Lost and Found – A Head of Its Time

On an evening jaunt around the back roads of Suffolk, not far from Saxmundham, I happened upon the hamlet of Rendham where a local boy, years before, had discovered the head of the Roman Emperor Claudius. That autumn night I wasn’t searching for Roman history but stumbled upon it nonetheless, as one does in a country oozing history from its pores.

It was my first visit to the area and I was just getting to know rural East Anglia, where  England’s famed green and pleasant land is alive and well. Here the scenery consists of mounds of harvested sugar beets awaiting processing; fields of pigs wallowing amongst their semi-circular metal shelters scattered like so many mini porcine Quonset huts; and a rolling landscape of green hedgerows and large oaks standing out on the horizon. The aroma of freshly dug soil and spread manure hangs lightly in the air.

Image 020 piles of sugar beet
Sugarbeets in Suffolk

Winding along the country roads, I slowed down for Rendham on the B1119 that runs east from Framlingham, and noticed a standard with a colourful coat of arms. I stopped. The coat of arms, set up in AD 2000, was divided into three tableaus. The parish church tower was in the top left and the four farm animals of Suffolk (cow, pig, horse and Suffolk black-face sheep) were in the top right. In the lower middle was the bridge that crosses the River Alde and below, sitting atop the river, was a severed bronze head, looking suspiciously Roman.

Rendham Coat of Arms
Rendham Coat of Arms

Rendham is a collection of houses, farms, the Church of St. Michael and the White Horse pub. Here the River Alde, which reaches the North Sea to the east at Orford, is little more than a stream this far inland.

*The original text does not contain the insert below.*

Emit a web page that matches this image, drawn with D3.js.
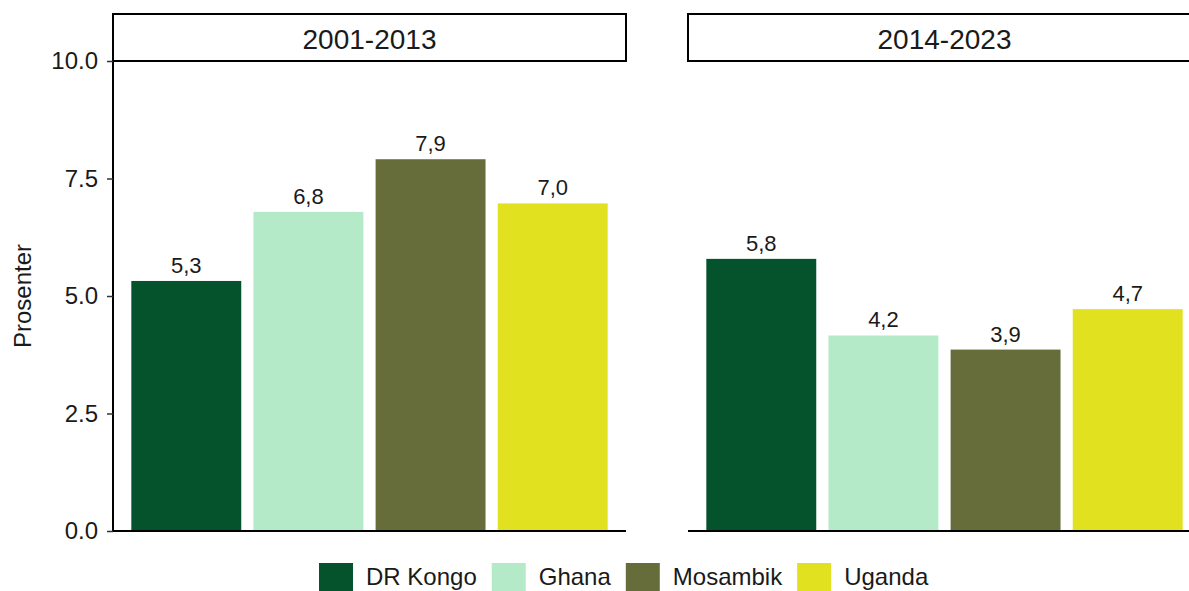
<!DOCTYPE html>
<html>
<head>
<meta charset="utf-8">
<script src="https://cdn.jsdelivr.net/npm/d3@7"></script>
<style>
  html, body { margin: 0; padding: 0; background: #fff; overflow: hidden; }
  svg { display: block; font-family: "Liberation Sans", Arial, sans-serif; }
</style>
</head>
<body>
<svg id="chart" width="1189" height="591"></svg>
<script>
// ---- data ----
const countries = ["DR Kongo", "Ghana", "Mosambik", "Uganda"];
const periods = ["2001-2013", "2014-2023"];
const values2001 = [5.32, 6.79, 7.91, 6.97];
const values2014 = [5.79, 4.16, 3.86, 4.72];
const colors = ["#05532d", "#b4eac8", "#666d3b", "#e1e120"];
const yTicks = [0, 2.5, 5, 7.5, 10];
const yTitle = "Prosenter";

const panelValues = [values2001, values2014];

const svg = d3.select("#chart");
const panelW = 513;
const panelX = [113, 688];
const plotTop = 61, plotBottom = 531;

const y = d3.scaleLinear().domain([0, 10]).range([plotBottom, plotTop]);
const x = d3.scaleBand().domain(countries).range([0, panelW])
  .paddingInner(0.1).paddingOuter(0.15);
const color = d3.scaleOrdinal().domain(countries).range(colors);
const fmt = v => d3.format(".1f")(v).replace(".", ",");

periods.forEach((p, pi) => {
  const g = svg.append("g").attr("transform", `translate(${panelX[pi]},0)`);
  const vals = panelValues[pi];
  const data = countries.map((c, i) => ({c, v: vals[i]}));

  g.selectAll("rect.bar").data(data).enter().append("rect")
    .attr("class", "bar")
    .attr("x", d => x(d.c))
    .attr("width", x.bandwidth())
    .attr("y", d => y(d.v))
    .attr("height", d => y(0) - y(d.v))
    .attr("fill", d => color(d.c));

  g.selectAll("text.lab").data(data).enter().append("text")
    .attr("class", "lab")
    .attr("x", d => x(d.c) + x.bandwidth() / 2)
    .attr("y", d => y(d.v) - 8)
    .attr("text-anchor", "middle")
    .attr("font-size", 22)
    .attr("fill", "#1a1a1a")
    .text(d => fmt(d.v));

  // bottom axis line
  g.append("line")
    .attr("x1", 0).attr("x2", panelW)
    .attr("y1", plotBottom).attr("y2", plotBottom)
    .attr("stroke", "#000").attr("stroke-width", 2);

  // strip
  g.append("rect")
    .attr("x", 0).attr("y", 14)
    .attr("width", panelW).attr("height", plotTop - 14)
    .attr("fill", "#fff").attr("stroke", "#000").attr("stroke-width", 2);
  g.append("text")
    .attr("x", panelW / 2).attr("y", 49)
    .attr("text-anchor", "middle")
    .attr("font-size", 28)
    .attr("fill", "#1a1a1a")
    .text(p);

  if (pi === 0) {
    const ax = g.append("g").call(
      d3.axisLeft(y).tickValues(yTicks).tickSize(6).tickPadding(9)
        .tickFormat(d3.format(".1f"))
    );
    ax.select(".domain").attr("stroke", "#000").attr("stroke-width", 2)
      .attr("d", `M0,${plotBottom}V${plotTop}`);
    ax.selectAll(".tick line").attr("stroke", "#333").attr("stroke-width", 1.5);
    ax.selectAll(".tick text").attr("font-size", 24).attr("fill", "#1a1a1a")
      .attr("font-family", "Liberation Sans, Arial, sans-serif");
  }
});

// y title
svg.append("text")
  .attr("transform", `translate(31,${(plotTop + plotBottom) / 2}) rotate(-90)`)
  .attr("text-anchor", "middle")
  .attr("font-size", 24)
  .attr("fill", "#1a1a1a")
  .text(yTitle);

// legend (flowing layout)
const lg = svg.append("g");
let lx = 319;
const keySize = 34, keyGap = 13, itemGap = 15;
countries.forEach((c, i) => {
  lg.append("rect")
    .attr("x", lx).attr("y", 563)
    .attr("width", keySize).attr("height", keySize)
    .attr("fill", color(c));
  const t = lg.append("text")
    .attr("x", lx + keySize + keyGap).attr("y", 585)
    .attr("font-size", 24)
    .attr("fill", "#1a1a1a")
    .text(c);
  lx += keySize + keyGap + t.node().getComputedTextLength() + itemGap;
});
</script>
</body>
</html>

It was inside the White Horse Pub where I discovered the identity of the Roman on the coat of arms. Once stopped, of course the pub was the obvious next step. The landlord directed me to a book which said that Claudius’ head was found in the river by a local boy in 1907, more than 1800 years after Claudius invaded Britannia in AD 43. The original bronze head is now in the British Museum, with copies in the Ipswich and Colchester Museums.

But how did Claudius’ head get here so many years ago? There is no known large Roman settlement in the area of Rendham so it had to have come from a Roman town further away. Historians think that the bronze statue head was deposited in the river by the rampaging Iceni and Trinovantes tribes led by Boudica during the AD 60/61 rebellion, and came from Camulodunum (modern Colchester) thirty miles to the south.